--- begin Dataset extract ---
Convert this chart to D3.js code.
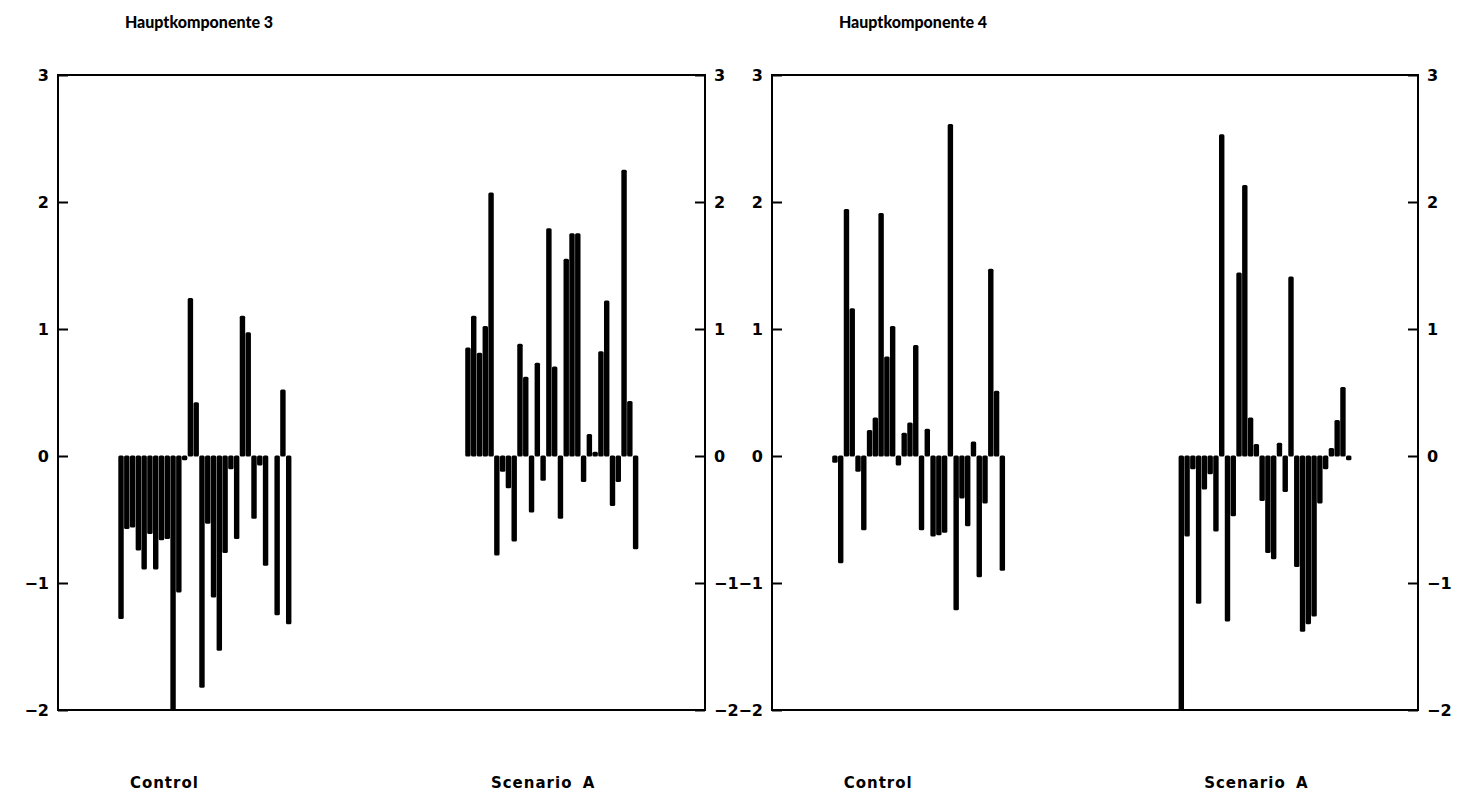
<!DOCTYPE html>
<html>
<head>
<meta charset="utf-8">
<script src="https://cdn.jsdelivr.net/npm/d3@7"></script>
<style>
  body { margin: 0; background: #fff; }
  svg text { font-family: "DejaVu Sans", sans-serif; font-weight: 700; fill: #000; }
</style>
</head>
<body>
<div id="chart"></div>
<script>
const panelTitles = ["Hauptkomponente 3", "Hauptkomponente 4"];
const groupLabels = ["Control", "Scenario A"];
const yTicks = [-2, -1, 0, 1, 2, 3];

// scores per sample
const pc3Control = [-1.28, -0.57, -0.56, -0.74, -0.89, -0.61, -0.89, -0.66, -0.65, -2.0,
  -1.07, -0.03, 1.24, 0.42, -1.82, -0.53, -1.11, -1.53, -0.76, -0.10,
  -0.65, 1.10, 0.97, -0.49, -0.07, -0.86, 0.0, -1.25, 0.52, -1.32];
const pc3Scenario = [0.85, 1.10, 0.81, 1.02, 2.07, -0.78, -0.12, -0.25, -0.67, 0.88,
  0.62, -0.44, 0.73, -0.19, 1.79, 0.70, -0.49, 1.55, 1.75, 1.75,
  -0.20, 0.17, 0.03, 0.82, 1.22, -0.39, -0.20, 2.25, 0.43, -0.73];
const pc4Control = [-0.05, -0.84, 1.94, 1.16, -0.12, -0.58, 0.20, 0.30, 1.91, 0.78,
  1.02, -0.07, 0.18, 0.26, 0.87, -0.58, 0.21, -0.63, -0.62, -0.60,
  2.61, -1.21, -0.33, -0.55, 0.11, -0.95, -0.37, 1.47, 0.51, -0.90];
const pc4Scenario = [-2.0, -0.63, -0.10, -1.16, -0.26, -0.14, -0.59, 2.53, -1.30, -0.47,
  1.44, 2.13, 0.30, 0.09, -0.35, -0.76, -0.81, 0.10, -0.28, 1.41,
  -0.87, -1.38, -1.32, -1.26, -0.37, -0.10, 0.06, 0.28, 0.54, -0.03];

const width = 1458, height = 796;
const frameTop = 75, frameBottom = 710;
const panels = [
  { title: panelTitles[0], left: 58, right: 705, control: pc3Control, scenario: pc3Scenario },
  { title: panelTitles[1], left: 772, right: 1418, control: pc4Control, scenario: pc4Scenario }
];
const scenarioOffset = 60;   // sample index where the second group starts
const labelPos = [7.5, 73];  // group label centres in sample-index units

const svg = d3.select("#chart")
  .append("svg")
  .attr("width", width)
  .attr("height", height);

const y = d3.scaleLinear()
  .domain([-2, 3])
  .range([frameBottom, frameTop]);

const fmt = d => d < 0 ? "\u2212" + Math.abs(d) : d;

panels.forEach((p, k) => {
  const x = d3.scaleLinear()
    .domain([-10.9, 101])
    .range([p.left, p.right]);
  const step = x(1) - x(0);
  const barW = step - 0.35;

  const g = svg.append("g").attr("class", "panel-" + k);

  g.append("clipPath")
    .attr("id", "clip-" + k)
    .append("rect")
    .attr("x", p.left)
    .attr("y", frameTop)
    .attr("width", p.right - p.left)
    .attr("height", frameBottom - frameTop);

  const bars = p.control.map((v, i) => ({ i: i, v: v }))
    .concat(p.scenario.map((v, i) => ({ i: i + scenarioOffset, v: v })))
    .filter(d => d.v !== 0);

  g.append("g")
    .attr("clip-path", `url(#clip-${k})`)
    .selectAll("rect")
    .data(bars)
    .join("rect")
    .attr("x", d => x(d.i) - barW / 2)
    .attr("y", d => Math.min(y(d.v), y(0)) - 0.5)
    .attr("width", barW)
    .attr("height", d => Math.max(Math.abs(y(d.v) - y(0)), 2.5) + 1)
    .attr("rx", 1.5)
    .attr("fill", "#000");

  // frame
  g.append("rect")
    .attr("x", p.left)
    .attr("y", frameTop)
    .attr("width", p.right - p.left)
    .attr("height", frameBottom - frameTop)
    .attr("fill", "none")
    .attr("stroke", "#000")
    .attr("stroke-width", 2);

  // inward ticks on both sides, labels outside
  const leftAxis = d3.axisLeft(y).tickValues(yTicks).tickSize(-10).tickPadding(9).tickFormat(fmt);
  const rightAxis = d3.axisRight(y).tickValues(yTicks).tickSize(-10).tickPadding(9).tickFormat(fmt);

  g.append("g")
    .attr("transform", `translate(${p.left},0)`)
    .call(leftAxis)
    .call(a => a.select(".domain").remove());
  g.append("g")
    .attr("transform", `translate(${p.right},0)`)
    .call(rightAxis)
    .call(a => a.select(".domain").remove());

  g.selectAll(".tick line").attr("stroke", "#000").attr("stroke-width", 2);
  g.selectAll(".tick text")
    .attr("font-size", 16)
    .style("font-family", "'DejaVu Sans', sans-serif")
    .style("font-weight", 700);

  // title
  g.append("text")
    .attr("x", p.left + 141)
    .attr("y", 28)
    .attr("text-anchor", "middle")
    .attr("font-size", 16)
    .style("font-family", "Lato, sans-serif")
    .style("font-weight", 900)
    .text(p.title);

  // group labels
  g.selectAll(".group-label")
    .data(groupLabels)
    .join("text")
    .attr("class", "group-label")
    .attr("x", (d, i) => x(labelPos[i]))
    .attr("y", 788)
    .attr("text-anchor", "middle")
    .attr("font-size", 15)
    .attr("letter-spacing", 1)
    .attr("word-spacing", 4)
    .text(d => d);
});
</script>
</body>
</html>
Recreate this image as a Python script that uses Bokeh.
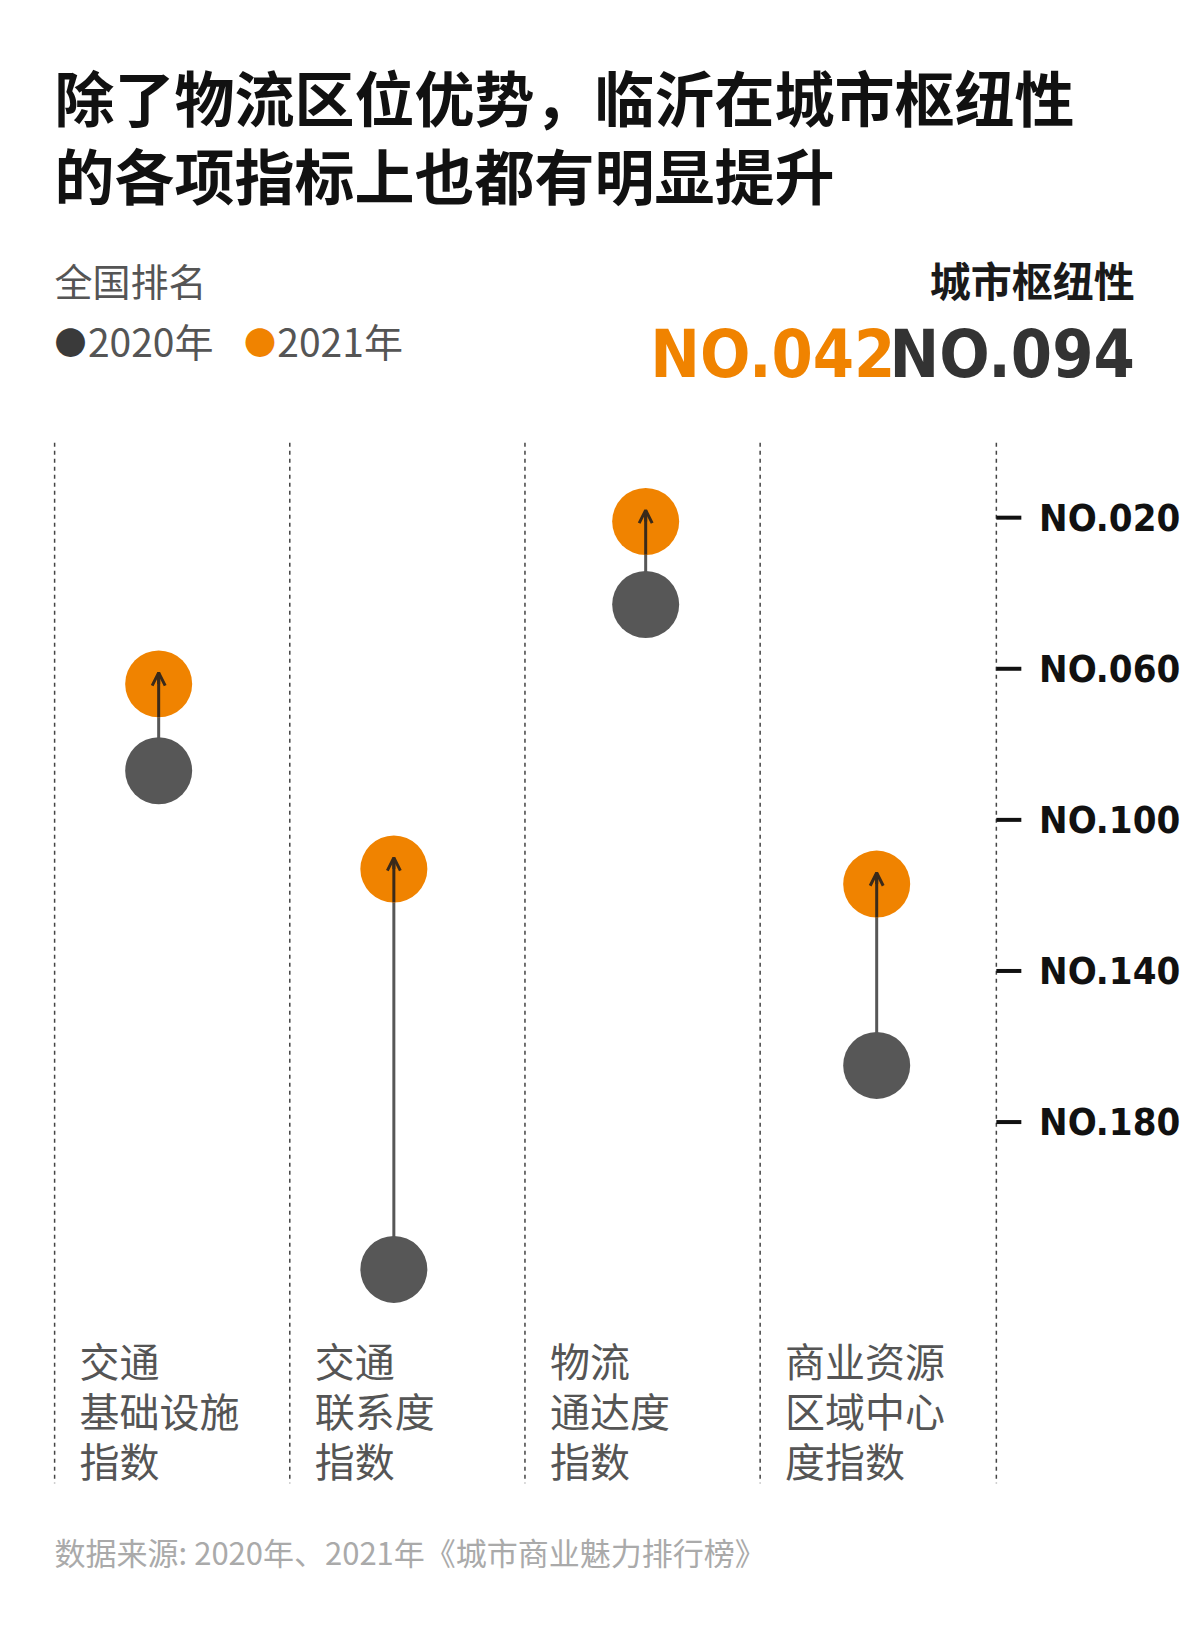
--- end Dataset extract ---
§ **What to produce**:
Output the records above as they stand, from the first line to the line with "const labelPos = [7.5, 73];", inclusive, and exclude the pictures.

§ **Written response**:
Convert this chart to D3.js code.
<!DOCTYPE html>
<html>
<head>
<meta charset="utf-8">
<script src="https://cdn.jsdelivr.net/npm/d3@7"></script>
<style>
  body { margin: 0; background: #fff; }
  svg text { font-family: "DejaVu Sans", sans-serif; font-weight: 700; fill: #000; }
</style>
</head>
<body>
<div id="chart"></div>
<script>
const panelTitles = ["Hauptkomponente 3", "Hauptkomponente 4"];
const groupLabels = ["Control", "Scenario A"];
const yTicks = [-2, -1, 0, 1, 2, 3];

// scores per sample
const pc3Control = [-1.28, -0.57, -0.56, -0.74, -0.89, -0.61, -0.89, -0.66, -0.65, -2.0,
  -1.07, -0.03, 1.24, 0.42, -1.82, -0.53, -1.11, -1.53, -0.76, -0.10,
  -0.65, 1.10, 0.97, -0.49, -0.07, -0.86, 0.0, -1.25, 0.52, -1.32];
const pc3Scenario = [0.85, 1.10, 0.81, 1.02, 2.07, -0.78, -0.12, -0.25, -0.67, 0.88,
  0.62, -0.44, 0.73, -0.19, 1.79, 0.70, -0.49, 1.55, 1.75, 1.75,
  -0.20, 0.17, 0.03, 0.82, 1.22, -0.39, -0.20, 2.25, 0.43, -0.73];
const pc4Control = [-0.05, -0.84, 1.94, 1.16, -0.12, -0.58, 0.20, 0.30, 1.91, 0.78,
  1.02, -0.07, 0.18, 0.26, 0.87, -0.58, 0.21, -0.63, -0.62, -0.60,
  2.61, -1.21, -0.33, -0.55, 0.11, -0.95, -0.37, 1.47, 0.51, -0.90];
const pc4Scenario = [-2.0, -0.63, -0.10, -1.16, -0.26, -0.14, -0.59, 2.53, -1.30, -0.47,
  1.44, 2.13, 0.30, 0.09, -0.35, -0.76, -0.81, 0.10, -0.28, 1.41,
  -0.87, -1.38, -1.32, -1.26, -0.37, -0.10, 0.06, 0.28, 0.54, -0.03];

const width = 1458, height = 796;
const frameTop = 75, frameBottom = 710;
const panels = [
  { title: panelTitles[0], left: 58, right: 705, control: pc3Control, scenario: pc3Scenario },
  { title: panelTitles[1], left: 772, right: 1418, control: pc4Control, scenario: pc4Scenario }
];
const scenarioOffset = 60;   // sample index where the second group starts
const labelPos = [7.5, 73];  // group label centres in sample-index units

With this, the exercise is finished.